▶ [Exercise details] All of the data should be output character for character, except the pictures.

▶ [Supplied data]
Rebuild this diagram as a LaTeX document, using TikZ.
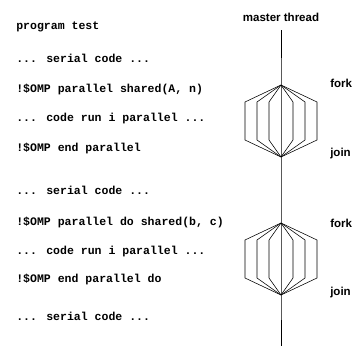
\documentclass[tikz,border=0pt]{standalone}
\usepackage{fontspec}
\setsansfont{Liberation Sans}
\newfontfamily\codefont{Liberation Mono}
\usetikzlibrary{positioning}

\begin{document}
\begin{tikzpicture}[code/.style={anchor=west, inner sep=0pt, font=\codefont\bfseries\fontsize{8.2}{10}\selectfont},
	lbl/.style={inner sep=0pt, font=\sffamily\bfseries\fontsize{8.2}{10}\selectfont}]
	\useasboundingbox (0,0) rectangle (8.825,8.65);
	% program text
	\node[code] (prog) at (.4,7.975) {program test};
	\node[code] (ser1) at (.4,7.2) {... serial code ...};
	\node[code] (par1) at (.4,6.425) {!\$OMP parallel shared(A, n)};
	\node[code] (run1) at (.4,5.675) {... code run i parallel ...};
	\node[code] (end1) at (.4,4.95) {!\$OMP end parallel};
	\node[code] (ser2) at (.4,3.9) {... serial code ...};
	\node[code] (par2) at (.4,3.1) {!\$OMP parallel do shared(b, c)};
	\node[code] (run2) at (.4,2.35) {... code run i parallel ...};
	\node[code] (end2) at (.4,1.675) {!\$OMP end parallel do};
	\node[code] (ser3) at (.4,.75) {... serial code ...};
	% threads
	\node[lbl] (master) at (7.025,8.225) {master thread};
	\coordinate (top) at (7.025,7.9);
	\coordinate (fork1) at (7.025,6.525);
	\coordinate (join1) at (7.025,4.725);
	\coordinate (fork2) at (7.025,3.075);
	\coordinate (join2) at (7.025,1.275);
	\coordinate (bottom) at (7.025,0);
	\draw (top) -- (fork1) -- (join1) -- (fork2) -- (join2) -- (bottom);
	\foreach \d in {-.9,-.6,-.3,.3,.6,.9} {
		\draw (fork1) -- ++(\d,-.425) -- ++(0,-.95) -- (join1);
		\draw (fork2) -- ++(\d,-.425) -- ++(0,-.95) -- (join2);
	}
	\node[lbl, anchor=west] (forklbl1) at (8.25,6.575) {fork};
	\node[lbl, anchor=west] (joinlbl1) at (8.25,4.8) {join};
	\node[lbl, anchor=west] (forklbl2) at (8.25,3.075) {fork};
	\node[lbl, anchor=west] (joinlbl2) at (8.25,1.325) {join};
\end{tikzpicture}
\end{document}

▶ [Answer for the task]
Rebuild this diagram as a LaTeX document, using TikZ.
\documentclass[tikz,border=0pt]{standalone}
\usepackage{fontspec}
\setsansfont{Liberation Sans}
\newfontfamily\codefont{Liberation Mono}
\usetikzlibrary{positioning}

\begin{document}
\begin{tikzpicture}[code/.style={anchor=west, inner sep=0pt, font=\codefont\bfseries\fontsize{8.2}{10}\selectfont},
	lbl/.style={inner sep=0pt, font=\sffamily\bfseries\fontsize{8.2}{10}\selectfont}]
	\useasboundingbox (0,0) rectangle (8.825,8.65);
	% program text
	\node[code] (prog) at (.4,7.975) {program test};
	\node[code] (ser1) at (.4,7.2) {... serial code ...};
	\node[code] (par1) at (.4,6.425) {!\$OMP parallel shared(A, n)};
	\node[code] (run1) at (.4,5.675) {... code run i parallel ...};
	\node[code] (end1) at (.4,4.95) {!\$OMP end parallel};
	\node[code] (ser2) at (.4,3.9) {... serial code ...};
	\node[code] (par2) at (.4,3.1) {!\$OMP parallel do shared(b, c)};
	\node[code] (run2) at (.4,2.35) {... code run i parallel ...};
	\node[code] (end2) at (.4,1.675) {!\$OMP end parallel do};
	\node[code] (ser3) at (.4,.75) {... serial code ...};
	% threads
	\node[lbl] (master) at (7.025,8.225) {master thread};
	\coordinate (top) at (7.025,7.9);
	\coordinate (fork1) at (7.025,6.525);
	\coordinate (join1) at (7.025,4.725);
	\coordinate (fork2) at (7.025,3.075);
	\coordinate (join2) at (7.025,1.275);
	\coordinate (bottom) at (7.025,0);
	\draw (top) -- (fork1) -- (join1) -- (fork2) -- (join2) -- (bottom);
	\foreach \d in {-.9,-.6,-.3,.3,.6,.9} {
		\draw (fork1) -- ++(\d,-.425) -- ++(0,-.95) -- (join1);
		\draw (fork2) -- ++(\d,-.425) -- ++(0,-.95) -- (join2);
	}
	\node[lbl, anchor=west] (forklbl1) at (8.25,6.575) {fork};
	\node[lbl, anchor=west] (joinlbl1) at (8.25,4.8) {join};
	\node[lbl, anchor=west] (forklbl2) at (8.25,3.075) {fork};
	\node[lbl, anchor=west] (joinlbl2) at (8.25,1.325) {join};
\end{tikzpicture}
\end{document}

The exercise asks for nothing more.